奥多摩の中央にそびえる大岳山はイワウチワの咲く山として、田中澄江の花の百名山にも紹介されている山です。家族連れなどで賑わう御岳山から遊歩道のような登山道を登っていくコースが一般的ですが、人気の山ということもあり鋸尾根や馬頭刈り尾根などから登るコースも開かれています。今回登る海沢からの登山道は訪れる人も少ないサブコースのひとつで、大岳山の沢の一つで海沢から鋸尾根に向かって沢沿いの登山道が開かれています。沢の中には三ツ釜ノ滝や大滝などのも懸かっています。
白丸駅から青梅街道を奥多摩方面に向かい歩き始めます。集落を越えしばらく進むと多摩川を渡る海沢橋へとたどり着きます。海沢橋を渡り海沢に沿った林道をしばらく登っていくと海沢のアメリカンキャンプ場。カラフルなバンガローの建ち並ぶカントリー風のキャンプ場にはたくさんの家族連れがキャンプを楽しんでいました。
瀬や渕の水音と蝉の声に夏の最後の暑さを感じながら、単調な海沢林道を三ツ釜ノ滝へと向かって行きます。右手から天地沢、井戸沢を合わせ、しばらく登った広場が海沢探勝路の入口です。さらに沢沿いにしばらく登ったところが白い飛沫をあげ、三段になって落ちる三ツ釜ノ滝です。その名のとおり青く澄み切った深い三つの釜を持っている滝に、白い飛沫が飛び跳ねていました。
三ツ釜ノ滝からは右手に付けられている鉄製の階段で滝の上部に登ります。ここからは渓流に沿って登つ登山道が始まります。やがて左手にネジレの滝への道を分けしばらく登ると大滝へと下る道です。しばらく露岩の多い急な登りに息を切らせながら、たどり着いた沢は若宮沢。ここからは沢を離れ、左手の山腹に付けられた急な山道を登って行きます。道には薮が覆い被さり、昨日降った雨のせいか、薮も道もかなり濡れていました。
山腹を登って行く急な坂道に息を切らせながら一歩々と高度を上げて行くと、急に尾根筋に飛び出しました。相変わらず雲の中を登っているため視界は全く望めません。最後の登りに息を切らせると鋸尾根からの縦走路に飛び出しました。ここはすでに大岳山の北の肩。山頂へは露岩の間をひと登りです。たどり着いた山頂は低く垂れ込めた雲の中。展望は全く得られません。
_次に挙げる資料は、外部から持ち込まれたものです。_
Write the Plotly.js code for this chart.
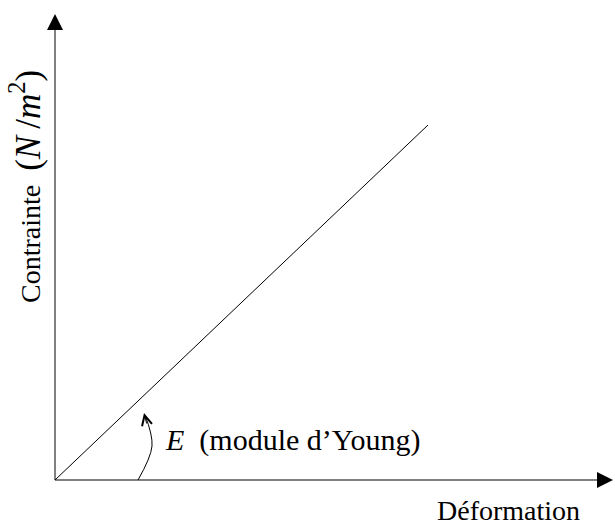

山頂からは、馬頭刈尾根、白倉、養沢、またはケーブルカーのある御岳山へと幾つかの下山道を選ぶことがでます。今回は時間の関係から御岳山に下ることにします。歩き慣れた御岳山への下りをおよそ1時間半。土産物屋の店も店仕舞いをはじめた御岳山の境内を下って行くと、ケーブルカー駅は目の前です。
奥多摩の山には夏の花々が今を盛りに咲き乱れています。海沢の林道沿いにはヤブランの紫色の花が、また山腹から若宮沢へと一面に咲き乱れていたのはヤマアジサイでしょうか。庭先に植えられているアジサイに比べ装飾化が少ないのが特徴のようです。
三ツ釜ノ滝の岩場には黄色いタマガワホトトギスが咲いていました。黄色いホトトギスはあまり見かけない花です。若宮沢からの急な登りにはウバユリやキツリフネが咲いていました。奥多摩の夏の花は思いのほか多種多様のようです。